Regresan después, posiblemente en domingo, al nicho en el que  moran y vuelven a retomar sus quehaceres con bríos renovados. Y así hasta que el futuro se oscurece y toca hacer el último viaje  hasta ese otro nicho que en propiedad en la aldea cada cual  tuviere.
Testimonio doy de ello. A mí tal prodigio me ocurrió durante años. Soy, por tanto, uno de los innumerables afectados. Sé de lo que hablo.
Después perdí la fe, quizá también el norte, me volví descreído y por razones que no vienen al caso, sólo regresé a la  parroquia que me vio marchar con ocasión de entierros de gentes a las quise y que siempre viajarán  conmigo, aunque  de  sus caras ya no guarde ni memoria.
También es verdad que a mí me gusta viajar. ¡Qué le voy a hacer, nací así! Con ese mal. Quizá sea, aunque tampoco mucho sepa, porque los  que nacimos en un coche nacemos vacunados contra el mareo. Acaso fuere. En todo caso, viajo. No lo que yo quisiera, cierto es, y aunque siempre estoy yendo a algún sitio, o lo que es lo mismo,  soñando con ir a algún lugar, quizás sea por ver si me encuentro, me aclaro y por ver si tengo un buen día y me saludo.
Me pasa también cuando con el mismo propósito entro en los bares a ver si estoy, y por increíble que parezca a veces hasta me veo e incluso me saludo. Allí sentado en una mesa, acodado en una barra, departiendo con el camarero. Siempre  atento  a las historias  de  los más viejos, de esos que te hablan de mujeres, de vinos ensoñados, de uvas de Mencía y de selecto Merenzao.
Sí, estuve  en la  Ribeira Sacra. Otra vez. Tierra de eremitas, de afiladores, tierra siempre de la chispa. Donde hay castros, donde hay mámoas neolíticas y monjes que antaño gozaron de piscina repleta de pescados.
Sí, estuve en Santo Estevo. Allá por aquellos lares, y fui feliz durante tres días paseando entre robles y castaños, disfrutando de madroños, de espino albares, de la fragancia de sus jaras y del suave discurrir de sus ríos. Del Sil que desemboca en el Miño allá por los Peares y que sirve de bandera a nuestra Galicia. A nuestra Gaia que, extasiada en sí misma, practica la viticultura llamada heroica por aquellos riscos, que sobrevive entre bosques animados de castañas, entre brumas, entre brezos y verdes prados.

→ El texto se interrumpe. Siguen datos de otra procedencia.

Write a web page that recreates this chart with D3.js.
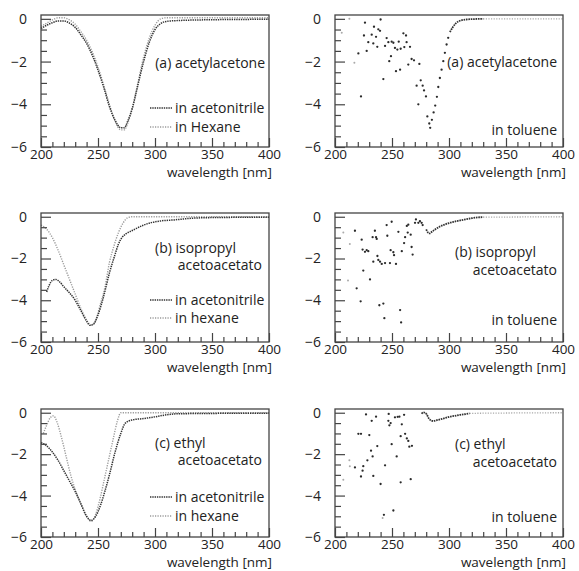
<!DOCTYPE html>
<html><head><meta charset="utf-8">
<script src="https://cdn.jsdelivr.net/npm/d3@7"></script>
<style>
body{margin:0;background:#fff;}
text{font-family:"Open Sans",sans-serif;fill:#222;}
</style></head>
<body><svg id="c" width="579" height="571"></svg>
<script>
// ---- data ----
const xTicks = [200, 250, 300, 350, 400];
const yTicks = [0, -2, -4, -6];
const xLabel = "wavelength [nm]";

// (a) acetylacetone
const acnA = [[200,-0.45],[205,-0.3],[210,-0.18],[215,-0.1],[220,-0.1],[225,-0.2],[230,-0.4],[235,-0.75],[240,-1.15],[245,-1.7],[250,-2.4],[255,-3.2],[260,-4.1],[265,-4.75],[270,-5.1],[273,-5.1],[276,-4.8],[280,-4.2],[285,-3.1],[290,-2.0],[295,-1.1],[300,-0.5],[305,-0.22],[310,-0.12],[320,-0.08],[340,-0.05],[370,-0.03],[400,-0.02]];
const hexA = [[200,-0.35],[205,-0.2],[210,-0.05],[215,0.05],[220,0.05],[225,-0.05],[230,-0.25],[235,-0.6],[240,-1.0],[245,-1.55],[250,-2.25],[255,-3.1],[260,-4.0],[265,-4.8],[270,-5.2],[273,-5.2],[276,-4.9],[280,-4.2],[285,-3.0],[290,-1.8],[295,-0.9],[300,-0.3],[305,0],[310,0.05],[400,0.05]];
// (b) isopropyl acetoacetato
const acnB = [[205,-3.6],[207,-3.3],[210,-3.05],[213,-3.0],[216,-3.1],[220,-3.35],[225,-3.65],[230,-4.0],[235,-4.5],[240,-5.0],[243,-5.2],[246,-5.15],[250,-4.7],[255,-3.8],[260,-2.7],[265,-1.8],[268,-1.3],[271,-1.0],[275,-0.8],[280,-0.66],[290,-0.4],[296,-0.29],[305,-0.2],[317,-0.15],[330,-0.08],[350,-0.04],[400,-0.02]];
const hexB = [[200,-0.4],[205,-0.6],[210,-1.0],[215,-1.6],[220,-2.3],[225,-3.0],[230,-3.7],[235,-4.4],[240,-4.95],[244,-5.2],[248,-4.95],[252,-4.2],[256,-3.4],[260,-2.2],[264,-1.4],[268,-0.75],[272,-0.3],[276,-0.05],[280,0],[400,0]];
// (c) ethyl acetoacetato
const acnC = [[200,-1.45],[205,-1.6],[210,-1.9],[215,-2.3],[220,-2.8],[225,-3.3],[230,-3.8],[235,-4.4],[240,-5.0],[244,-5.2],[248,-5.0],[252,-4.5],[256,-3.8],[260,-3.0],[265,-1.9],[270,-1.0],[274,-0.5],[280,-0.35],[290,-0.28],[300,-0.2],[310,-0.1],[320,-0.05],[400,-0.02]];
const hexC = [[202,-1.0],[205,-0.6],[208,-0.25],[211,-0.15],[214,-0.45],[218,-1.2],[222,-2.1],[226,-3.0],[230,-3.7],[235,-4.4],[240,-5.0],[244,-5.25],[248,-4.9],[252,-4.1],[256,-3.1],[260,-2.1],[264,-1.1],[267,-0.4],[270,0],[400,0]];

// toluene
const tolAScatter = [[220.5,-1.62],[222.8,-3.63],[225.4,-0.78],[226.3,-0.18],[227.8,-1.5],[229.2,-1.09],[232.2,-0.74],[233.6,-1.15],[234.2,-0.37],[236,-0.84],[237.1,-1.31],[238,-0.49],[239.5,-0.56],[240,-0.03],[242.4,-2.82],[243.9,-1.27],[245.3,-0.9],[246.8,-1.09],[247.6,-1.98],[249.1,-1.75],[249.7,-1.07],[251.2,-1.12],[252.6,-1.36],[253.5,-2.45],[254.7,-1.44],[255.9,-1.07],[257.1,-2.38],[257.6,-1.4],[260,-0.68],[260.8,-1.32],[262.3,-0.78],[262.8,-1.09],[264.3,-2.14],[265.8,-1.31],[267.2,-1.88],[269.3,-1.94],[271.6,-3.13],[273.1,-4.0],[274,-2.11],[275.2,-2.88],[276.9,-3.13],[278.1,-3.35],[279.8,-3.63],[281,-4.57],[282.7,-4.9],[283.5,-5.1],[285,-4.73],[286.5,-4.38],[287.9,-4.06],[289.4,-3.65],[290.6,-3.19],[292,-2.77],[293.5,-2.38],[295,-1.98],[296.4,-1.59],[297.9,-1.2],[299.3,-0.89]];
const tolALight = [[205.9,-0.65],[212.6,0],[217,-2.06]];
const tolACurve = [[300.8,-0.62],[303.1,-0.41],[306,-0.21],[309,-0.1],[315,-0.03],[322,-0.01],[330,0]];
const tolATail = [[330,0],[365,0],[400,0]];

const tolBScatter = [[217.5,-0.67],[219,-3.43],[222.5,-4.05],[223.4,-1.1],[224.2,-1.57],[224.8,-2.58],[226.3,-1.68],[227.8,-1.6],[229.2,-1.65],[230.7,-3.0],[233,-0.98],[233.6,-2.15],[235,-0.67],[236,-0.98],[236.6,-1.06],[237.2,-1.88],[238,-2.07],[239.5,-2.15],[238.9,-4.24],[241,-2.26],[242.4,-4.16],[243.3,-4.86],[243.9,-2.22],[245.3,-0.4],[245.9,-0.91],[248.2,-2.22],[249.7,-0.24],[248.8,-1.6],[251.2,-1.7],[251.8,-1.84],[253.5,-2.26],[255.6,-0.72],[257.1,-4.47],[258,-5.06],[258.6,-1.65],[260.6,-1.26],[261.5,-0.98],[263,-0.44],[263.8,-0.76],[264.3,-0.38],[266.4,-0.86],[267.2,-1.45],[268.1,-1.81],[270.2,-0.29],[271,-0.13],[273.1,-0.29],[274.5,-0.21],[276,-0.29],[276.9,-0.4]];
const tolBLight = [[207.3,-0.75],[211.4,-3.05],[213,-1.3]];
const tolBCurve = [[280,-0.6],[281.5,-0.75],[283,-0.8],[285,-0.72],[288,-0.6],[292,-0.47],[296,-0.38],[300,-0.3],[305,-0.23],[310,-0.17],[315,-0.12],[320,-0.07],[325,-0.03],[330,-0.02]];
const tolBTail = [[330,-0.02],[365,-0.01],[400,0]];

const tolCScatter = [[217.5,-2.64],[220.5,-1.02],[222.8,-1.02],[222.8,-3.08],[224.2,-2.8],[224.8,-2.58],[227.2,-0.08],[230.1,-1.08],[228.4,-2.3],[231.6,-1.83],[232.2,-0.39],[233,-2.11],[233.6,-3.05],[236,-0.19],[237.1,-1.61],[240,-3.44],[242.9,-4.93],[243.9,-2.54],[247.1,-0.06],[246.8,-0.39],[247.7,-0.61],[248.8,-0.5],[249.7,-1.52],[251.2,-4.72],[252.6,-0.22],[254.1,-2.11],[255,-0.2],[256.5,-0.19],[257.6,-3.36],[257.6,-1.13],[258.6,-0.56],[260.6,-0.1],[261.5,-1.02],[263,-1.24],[264.3,-1.36],[265.2,-1.64],[266.4,-3.21],[267.5,-1.6]];
const tolCLight = [[207.3,-3.24],[212.6,-2.3],[213,-2.58],[241.8,-5.08]];
const tolCCurve = [[276,-0.05],[277.5,0.02],[279,0.0],[280.5,-0.08],[282,-0.25],[284,-0.37],[286,-0.4],[290,-0.35],[295,-0.28],[300,-0.2],[305,-0.15],[310,-0.1],[315,-0.06],[318,-0.03]];
const tolCTail = [[318,-0.03],[360,-0.01],[400,0]];

// ---- layout ----
const svg = d3.select("#c");
const rows = [{top:15,bottom:147},{top:213,bottom:342},{top:409,bottom:537}];
const cols = [{left:41,right:269},{left:335,right:563}];

const panels = [
  {r:0,c:0,type:"solvent",acn:acnA,hex:hexA,title:["(a) acetylacetone"],hexName:"in Hexane"},
  {r:0,c:1,type:"toluene",sc:tolAScatter,lt:tolALight,cu:tolACurve,tail:tolATail,title:["(a) acetylacetone"]},
  {r:1,c:0,type:"solvent",acn:acnB,hex:hexB,title:["(b) isopropyl","acetoacetato"],hexName:"in hexane"},
  {r:1,c:1,type:"toluene",sc:tolBScatter,lt:tolBLight,cu:tolBCurve,tail:tolBTail,title:["(b) isopropyl","acetoacetato"]},
  {r:2,c:0,type:"solvent",acn:acnC,hex:hexC,title:["(c) ethyl","acetoacetato"],hexName:"in hexane"},
  {r:2,c:1,type:"toluene",sc:tolCScatter,lt:tolCLight,cu:tolCCurve,tail:tolCTail,title:["(c) ethyl","acetoacetato"]}
];

panels.forEach(p=>{
  const R = rows[p.r], C = cols[p.c];
  const x = d3.scaleLinear().domain([200,400]).range([C.left,C.right]);
  const y = d3.scaleLinear().domain([-6,0.18]).range([R.bottom,R.top]);
  const g = svg.append("g");
  const line = d3.line().x(d=>x(d[0])).y(d=>y(d[1])).curve(d3.curveMonotoneX);

  if(p.type==="solvent"){
    g.append("path").datum(p.hex).attr("d",line).attr("fill","none")
      .attr("stroke","#9a9a9a").attr("stroke-width",1.4).attr("stroke-dasharray","1.2,1.3");
    g.append("path").datum(p.acn).attr("d",line).attr("fill","none")
      .attr("stroke","#333").attr("stroke-width",1.5).attr("stroke-dasharray","1.4,0.9");
  } else {
    g.append("path").datum(p.tail).attr("d",line).attr("fill","none")
      .attr("stroke","#aaa").attr("stroke-width",1.3).attr("stroke-dasharray","1.2,1.4");
    g.append("path").datum(p.cu).attr("d",line).attr("fill","none")
      .attr("stroke","#333").attr("stroke-width",1.8).attr("stroke-dasharray","1.6,0.8");
    g.selectAll("circle.lt").data(p.lt).join("circle").attr("class","lt")
      .attr("cx",d=>x(d[0])).attr("cy",d=>y(d[1])).attr("r",1).attr("fill","#aaa");
    g.selectAll("circle.sc").data(p.sc).join("circle").attr("class","sc")
      .attr("cx",d=>x(d[0])).attr("cy",d=>y(d[1])).attr("r",1.15).attr("fill","#2a2a2a");
  }

  // frame
  g.append("rect").attr("x",C.left).attr("y",R.top).attr("width",C.right-C.left).attr("height",R.bottom-R.top)
    .attr("fill","none").attr("stroke","#444").attr("stroke-width",1.3);

  // x axis: major + minor inward ticks
  const minorX = d3.range(200,401,10).filter(v=>v%50!==0);
  const xMaj = g.append("g").attr("transform",`translate(0,${R.bottom})`)
    .call(d3.axisBottom(x).tickValues(xTicks).tickSize(-9).tickPadding(2).tickFormat(d3.format("d")));
  const xMin = g.append("g").attr("transform",`translate(0,${R.bottom})`)
    .call(d3.axisBottom(x).tickValues(minorX).tickSize(-5).tickFormat(""));
  // y axis
  const minorY = d3.range(-6,0.01,0.5).filter(v=>v%2!==0);
  const yMaj = g.append("g").attr("transform",`translate(${C.left},0)`)
    .call(d3.axisLeft(y).tickValues(yTicks).tickSize(-10).tickPadding(14).tickFormat(d=>d===0?"0":"\u2212"+Math.abs(d)));
  const yMin = g.append("g").attr("transform",`translate(${C.left},0)`)
    .call(d3.axisLeft(y).tickValues(minorY).tickSize(-6).tickFormat(""));
  [xMaj,xMin,yMaj,yMin].forEach(a=>{
    a.select(".domain").remove();
    a.selectAll(".tick line").attr("stroke","#444").attr("stroke-width",1.2);
    a.selectAll("text").attr("font-size",14).attr("font-family","Open Sans").attr("fill","#222");
  });
  xMaj.selectAll("text").attr("font-size",13.5);

  g.append("text").attr("x",C.right+3).attr("y",R.bottom+30).attr("text-anchor","end")
    .attr("font-size",13.5).text(xLabel);

  // titles / legends
  const off = R.top - rows[0].top;
  if(p.type==="solvent"){
    if(p.title.length===1){
      g.append("text").attr("x",C.right-4).attr("y",68+off).attr("text-anchor","end").attr("font-size",14).text(p.title[0]);
    } else {
      const base = p.r===1 ? 253 : 448;
      g.append("text").attr("x",C.left+114).attr("y",base).attr("font-size",14).text(p.title[0]);
      g.append("text").attr("x",C.right-7).attr("y",base+17).attr("text-anchor","end").attr("font-size",14).text(p.title[1]);
    }
    const ly = p.r===0 ? [113,132] : p.r===1 ? [305,323] : [502,521];
    g.append("line").attr("x1",150).attr("x2",172).attr("y1",ly[0]-5).attr("y2",ly[0]-5)
      .attr("stroke","#333").attr("stroke-width",1.5).attr("stroke-dasharray","1.4,0.9");
    g.append("line").attr("x1",150).attr("x2",172).attr("y1",ly[1]-5).attr("y2",ly[1]-5)
      .attr("stroke","#9a9a9a").attr("stroke-width",1.4).attr("stroke-dasharray","1.2,1.3");
    g.append("text").attr("x",175).attr("y",ly[0]).attr("font-size",14).text("in acetonitrile");
    g.append("text").attr("x",175).attr("y",ly[1]).attr("font-size",14).text(p.hexName);
  } else {
    if(p.title.length===1){
      g.append("text").attr("x",C.right-6).attr("y",67).attr("text-anchor","end").attr("font-size",14).text(p.title[0]);
      g.append("text").attr("x",C.right-6).attr("y",135).attr("text-anchor","end").attr("font-size",14).text("in toluene");
    } else {
      const base = p.r===1 ? 257 : 449;
      g.append("text").attr("x",C.left+120).attr("y",base).attr("font-size",14).text(p.title[0]);
      g.append("text").attr("x",C.right-6).attr("y",base+18).attr("text-anchor","end").attr("font-size",14).text(p.title[1]);
      g.append("text").attr("x",C.right-6).attr("y",p.r===1?325:522).attr("text-anchor","end").attr("font-size",14).text("in toluene");
    }
  }
});
</script></body></html>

Fue como regresar al pasado. A los olores de las flores, a los efluvios de los figones, al dulce trinar de los pájaros, a la visión de un tejón y a la huella del jabalí.
Todo ello sirvió de acicate para el recuerdo de mi infancia perdida y de mí aldea olvidada. De aquel sitio del que salí siendo aún un niño porque sí, porque el futuro no pasaba por allí y porque tenía que salir al encuentro de la más hermosa de entre las flores que de jara vienen siendo.